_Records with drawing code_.
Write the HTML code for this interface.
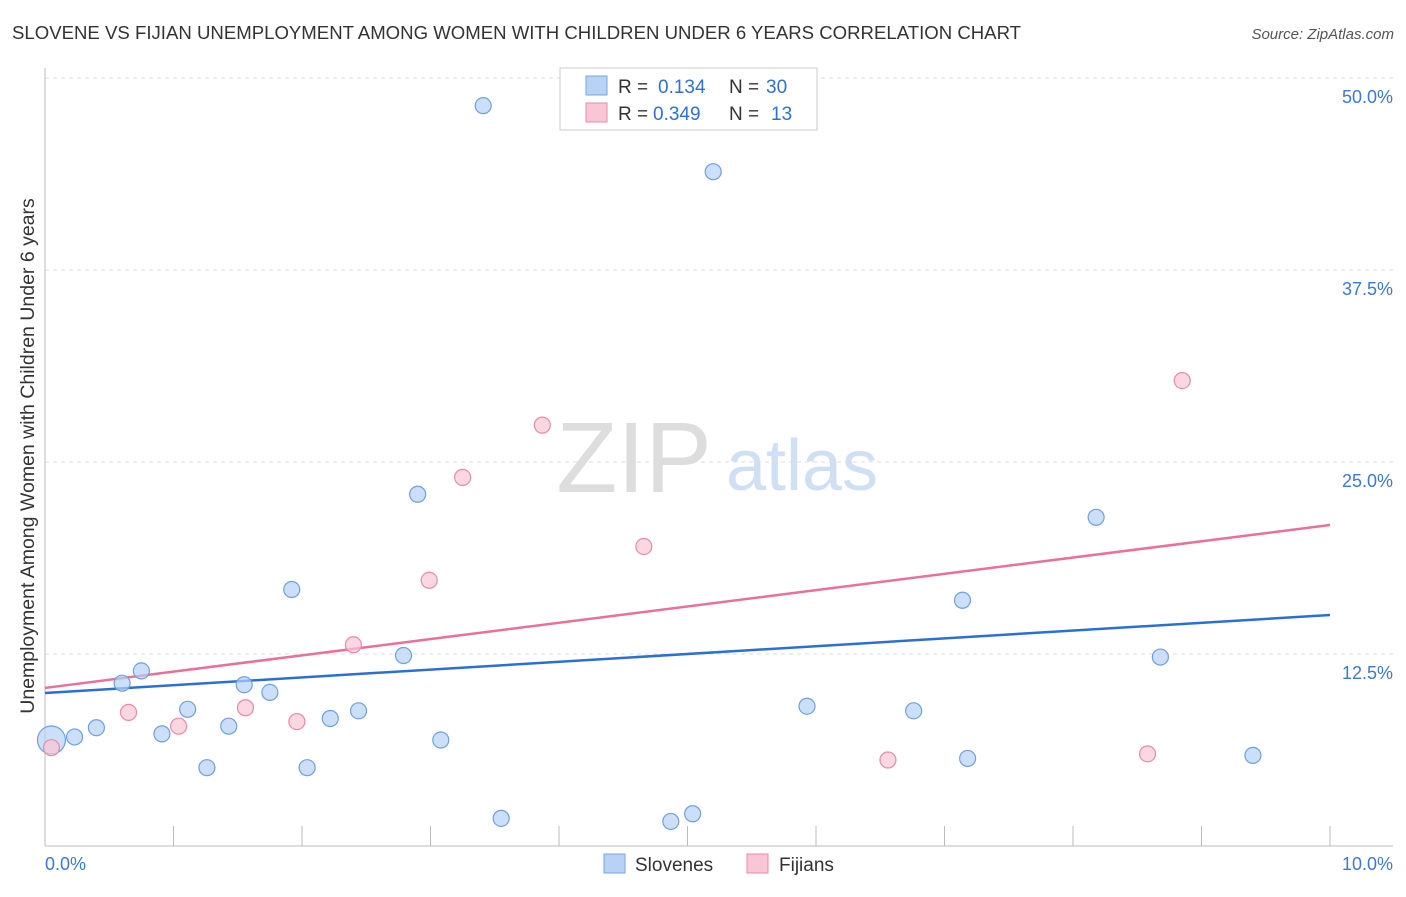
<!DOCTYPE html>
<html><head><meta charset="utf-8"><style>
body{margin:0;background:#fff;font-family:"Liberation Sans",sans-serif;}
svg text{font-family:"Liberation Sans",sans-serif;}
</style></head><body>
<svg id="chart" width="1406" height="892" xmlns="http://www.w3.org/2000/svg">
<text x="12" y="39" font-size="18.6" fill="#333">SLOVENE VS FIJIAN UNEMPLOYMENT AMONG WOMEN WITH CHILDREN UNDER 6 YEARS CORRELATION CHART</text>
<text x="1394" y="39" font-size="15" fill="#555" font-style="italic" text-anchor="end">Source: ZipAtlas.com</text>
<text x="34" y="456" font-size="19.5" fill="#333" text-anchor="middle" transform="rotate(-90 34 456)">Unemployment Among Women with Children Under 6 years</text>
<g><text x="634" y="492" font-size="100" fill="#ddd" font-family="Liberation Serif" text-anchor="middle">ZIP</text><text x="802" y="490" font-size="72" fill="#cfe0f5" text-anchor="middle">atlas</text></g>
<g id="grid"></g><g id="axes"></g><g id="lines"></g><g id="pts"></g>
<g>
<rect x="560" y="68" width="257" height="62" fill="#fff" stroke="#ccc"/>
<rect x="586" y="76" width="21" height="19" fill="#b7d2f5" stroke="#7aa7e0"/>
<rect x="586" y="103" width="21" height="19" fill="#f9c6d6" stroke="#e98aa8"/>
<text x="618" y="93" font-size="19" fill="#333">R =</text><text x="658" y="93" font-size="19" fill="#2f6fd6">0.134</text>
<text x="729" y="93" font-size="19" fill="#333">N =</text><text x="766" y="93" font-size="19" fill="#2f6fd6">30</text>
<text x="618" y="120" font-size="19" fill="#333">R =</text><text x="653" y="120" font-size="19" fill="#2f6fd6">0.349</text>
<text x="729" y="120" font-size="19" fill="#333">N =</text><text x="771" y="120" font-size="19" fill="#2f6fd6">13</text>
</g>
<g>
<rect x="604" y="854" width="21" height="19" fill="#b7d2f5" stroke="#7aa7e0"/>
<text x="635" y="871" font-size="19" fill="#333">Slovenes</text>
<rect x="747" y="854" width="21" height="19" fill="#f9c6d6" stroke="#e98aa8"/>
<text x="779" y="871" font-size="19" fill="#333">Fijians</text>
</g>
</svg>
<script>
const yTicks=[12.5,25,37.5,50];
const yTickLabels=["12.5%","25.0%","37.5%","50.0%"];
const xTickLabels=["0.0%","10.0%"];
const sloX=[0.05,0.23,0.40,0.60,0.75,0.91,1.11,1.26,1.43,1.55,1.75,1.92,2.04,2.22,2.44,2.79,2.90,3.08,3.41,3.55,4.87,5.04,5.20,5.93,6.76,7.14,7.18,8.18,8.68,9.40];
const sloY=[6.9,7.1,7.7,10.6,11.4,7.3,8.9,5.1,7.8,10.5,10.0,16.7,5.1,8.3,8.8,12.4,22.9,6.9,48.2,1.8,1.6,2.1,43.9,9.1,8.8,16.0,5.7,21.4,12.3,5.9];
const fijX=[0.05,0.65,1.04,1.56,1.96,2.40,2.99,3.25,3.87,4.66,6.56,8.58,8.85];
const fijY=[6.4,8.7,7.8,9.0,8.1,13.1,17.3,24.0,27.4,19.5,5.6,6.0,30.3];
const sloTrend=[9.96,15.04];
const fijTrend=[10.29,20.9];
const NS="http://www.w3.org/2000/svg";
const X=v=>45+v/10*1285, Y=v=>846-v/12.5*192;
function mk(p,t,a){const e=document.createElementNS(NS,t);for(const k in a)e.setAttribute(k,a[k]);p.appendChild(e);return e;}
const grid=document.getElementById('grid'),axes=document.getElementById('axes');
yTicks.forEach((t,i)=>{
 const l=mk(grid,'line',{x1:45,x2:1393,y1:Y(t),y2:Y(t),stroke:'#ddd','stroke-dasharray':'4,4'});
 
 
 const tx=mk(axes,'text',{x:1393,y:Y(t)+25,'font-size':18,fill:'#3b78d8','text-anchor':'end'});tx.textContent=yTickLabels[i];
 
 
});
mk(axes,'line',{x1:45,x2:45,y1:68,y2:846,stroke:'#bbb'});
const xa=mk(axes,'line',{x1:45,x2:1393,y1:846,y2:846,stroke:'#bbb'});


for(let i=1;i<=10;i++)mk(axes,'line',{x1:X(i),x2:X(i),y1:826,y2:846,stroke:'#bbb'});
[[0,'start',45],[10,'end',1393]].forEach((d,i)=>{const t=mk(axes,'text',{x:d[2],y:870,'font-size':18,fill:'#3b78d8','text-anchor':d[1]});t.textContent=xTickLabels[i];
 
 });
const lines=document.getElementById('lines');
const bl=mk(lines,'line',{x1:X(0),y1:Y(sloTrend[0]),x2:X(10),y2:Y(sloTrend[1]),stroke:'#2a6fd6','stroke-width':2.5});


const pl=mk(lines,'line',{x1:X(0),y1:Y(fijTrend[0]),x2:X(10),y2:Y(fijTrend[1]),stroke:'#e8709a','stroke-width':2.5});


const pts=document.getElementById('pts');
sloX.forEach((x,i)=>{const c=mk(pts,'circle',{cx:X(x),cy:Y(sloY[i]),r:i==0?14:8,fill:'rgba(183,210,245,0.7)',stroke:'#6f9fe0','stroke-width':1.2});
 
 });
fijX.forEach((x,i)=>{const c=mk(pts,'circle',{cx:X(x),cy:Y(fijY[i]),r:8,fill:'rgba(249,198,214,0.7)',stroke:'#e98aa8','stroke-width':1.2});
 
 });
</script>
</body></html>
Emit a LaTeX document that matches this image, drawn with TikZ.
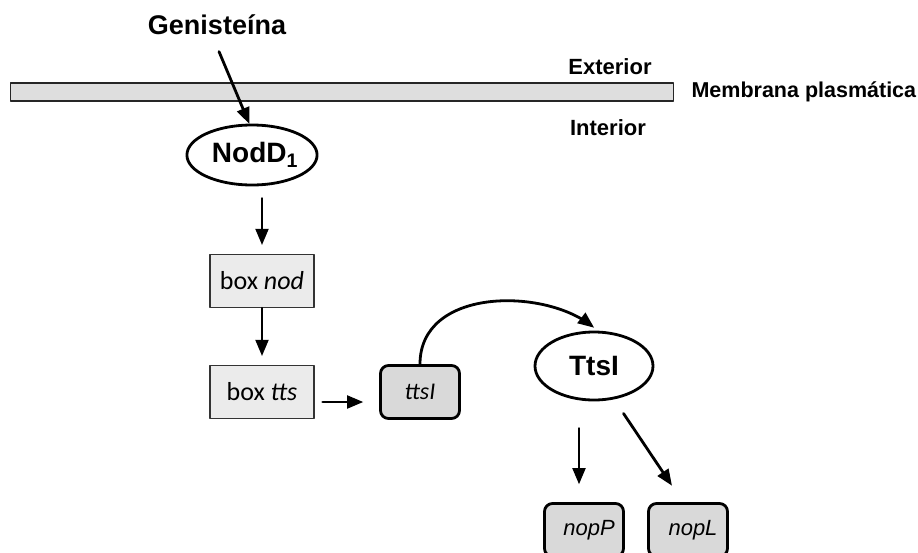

* * *

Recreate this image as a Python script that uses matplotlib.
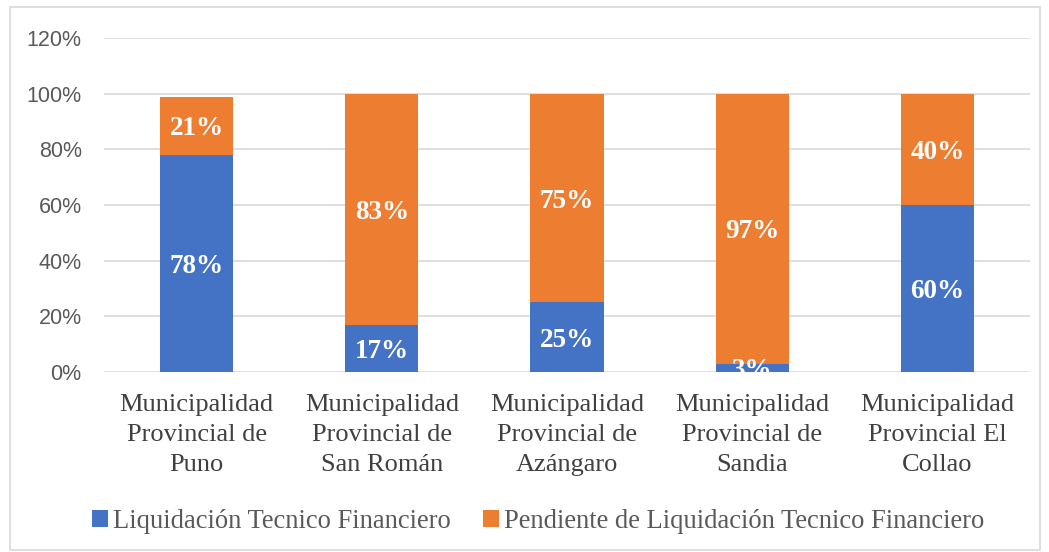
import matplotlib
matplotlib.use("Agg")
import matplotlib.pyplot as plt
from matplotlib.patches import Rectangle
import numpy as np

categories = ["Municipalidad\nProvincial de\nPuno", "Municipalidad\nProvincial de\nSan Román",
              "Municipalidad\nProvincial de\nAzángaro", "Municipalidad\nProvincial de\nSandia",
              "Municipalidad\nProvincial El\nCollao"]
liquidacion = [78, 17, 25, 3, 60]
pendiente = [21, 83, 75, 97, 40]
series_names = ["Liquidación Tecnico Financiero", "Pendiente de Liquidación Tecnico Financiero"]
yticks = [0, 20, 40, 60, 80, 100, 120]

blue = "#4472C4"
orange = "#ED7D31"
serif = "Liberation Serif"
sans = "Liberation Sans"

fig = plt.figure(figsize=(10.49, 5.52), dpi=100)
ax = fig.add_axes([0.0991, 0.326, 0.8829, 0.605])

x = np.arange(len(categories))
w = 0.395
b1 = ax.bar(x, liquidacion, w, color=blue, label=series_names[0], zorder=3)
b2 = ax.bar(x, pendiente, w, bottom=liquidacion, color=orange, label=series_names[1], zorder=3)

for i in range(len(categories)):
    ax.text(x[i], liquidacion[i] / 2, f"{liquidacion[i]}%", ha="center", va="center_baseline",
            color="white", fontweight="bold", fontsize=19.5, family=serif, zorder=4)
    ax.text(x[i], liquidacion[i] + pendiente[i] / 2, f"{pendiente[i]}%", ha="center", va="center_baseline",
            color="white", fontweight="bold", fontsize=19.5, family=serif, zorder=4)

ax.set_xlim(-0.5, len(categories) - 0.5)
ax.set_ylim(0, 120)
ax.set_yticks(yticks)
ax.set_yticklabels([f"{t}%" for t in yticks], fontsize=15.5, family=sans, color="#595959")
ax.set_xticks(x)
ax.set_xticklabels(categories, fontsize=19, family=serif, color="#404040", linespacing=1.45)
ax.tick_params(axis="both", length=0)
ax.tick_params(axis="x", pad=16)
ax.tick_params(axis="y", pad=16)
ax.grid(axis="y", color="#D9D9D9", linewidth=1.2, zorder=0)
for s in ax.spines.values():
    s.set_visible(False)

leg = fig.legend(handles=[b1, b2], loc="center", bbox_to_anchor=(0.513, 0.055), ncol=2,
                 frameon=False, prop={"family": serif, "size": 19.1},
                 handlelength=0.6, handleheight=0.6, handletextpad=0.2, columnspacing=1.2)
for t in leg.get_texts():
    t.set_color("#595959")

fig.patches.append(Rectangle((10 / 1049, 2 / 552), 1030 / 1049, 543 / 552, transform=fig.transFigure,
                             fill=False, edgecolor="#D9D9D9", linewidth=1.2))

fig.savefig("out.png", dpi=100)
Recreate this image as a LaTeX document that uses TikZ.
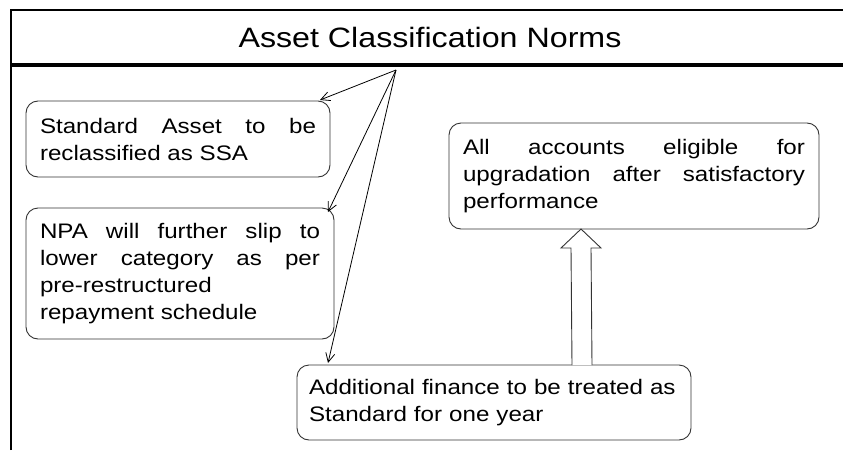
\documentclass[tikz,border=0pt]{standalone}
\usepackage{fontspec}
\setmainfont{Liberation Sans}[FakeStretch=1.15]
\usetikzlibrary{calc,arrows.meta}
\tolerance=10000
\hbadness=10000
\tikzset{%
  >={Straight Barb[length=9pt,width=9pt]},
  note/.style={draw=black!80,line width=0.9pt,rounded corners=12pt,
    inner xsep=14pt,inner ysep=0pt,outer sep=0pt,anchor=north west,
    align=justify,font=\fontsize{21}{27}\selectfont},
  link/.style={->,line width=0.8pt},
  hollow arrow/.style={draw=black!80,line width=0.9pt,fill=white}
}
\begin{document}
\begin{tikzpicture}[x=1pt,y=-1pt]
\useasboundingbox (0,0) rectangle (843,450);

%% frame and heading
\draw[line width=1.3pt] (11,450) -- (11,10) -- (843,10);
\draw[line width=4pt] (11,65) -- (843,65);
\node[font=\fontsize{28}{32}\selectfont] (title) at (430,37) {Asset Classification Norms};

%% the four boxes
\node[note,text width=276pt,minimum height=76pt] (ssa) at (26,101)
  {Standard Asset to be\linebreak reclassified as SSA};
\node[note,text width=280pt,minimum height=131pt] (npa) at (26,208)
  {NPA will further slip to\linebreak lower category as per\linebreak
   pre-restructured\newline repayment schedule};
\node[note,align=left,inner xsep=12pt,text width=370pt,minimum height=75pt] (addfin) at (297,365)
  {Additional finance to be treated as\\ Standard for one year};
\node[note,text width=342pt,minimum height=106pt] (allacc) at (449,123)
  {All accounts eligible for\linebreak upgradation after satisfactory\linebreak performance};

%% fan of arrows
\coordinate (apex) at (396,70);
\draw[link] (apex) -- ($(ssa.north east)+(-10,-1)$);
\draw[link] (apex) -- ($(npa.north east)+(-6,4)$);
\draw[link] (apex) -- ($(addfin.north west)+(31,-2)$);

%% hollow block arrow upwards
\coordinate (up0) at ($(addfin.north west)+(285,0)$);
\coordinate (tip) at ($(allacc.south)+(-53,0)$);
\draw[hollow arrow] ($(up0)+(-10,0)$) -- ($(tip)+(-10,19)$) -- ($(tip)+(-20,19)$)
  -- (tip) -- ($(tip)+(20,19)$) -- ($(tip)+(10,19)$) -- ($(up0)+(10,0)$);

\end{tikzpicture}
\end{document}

_TASK STATEMENT_.
Every line that holds the word "image" should be extracted.

_WORKED ANSWER_.
Emit a LaTeX document that matches this image, drawn with TikZ.
Recreate this image as a Python script that uses matplotlib.
Recreate this image as a LaTeX document that uses TikZ.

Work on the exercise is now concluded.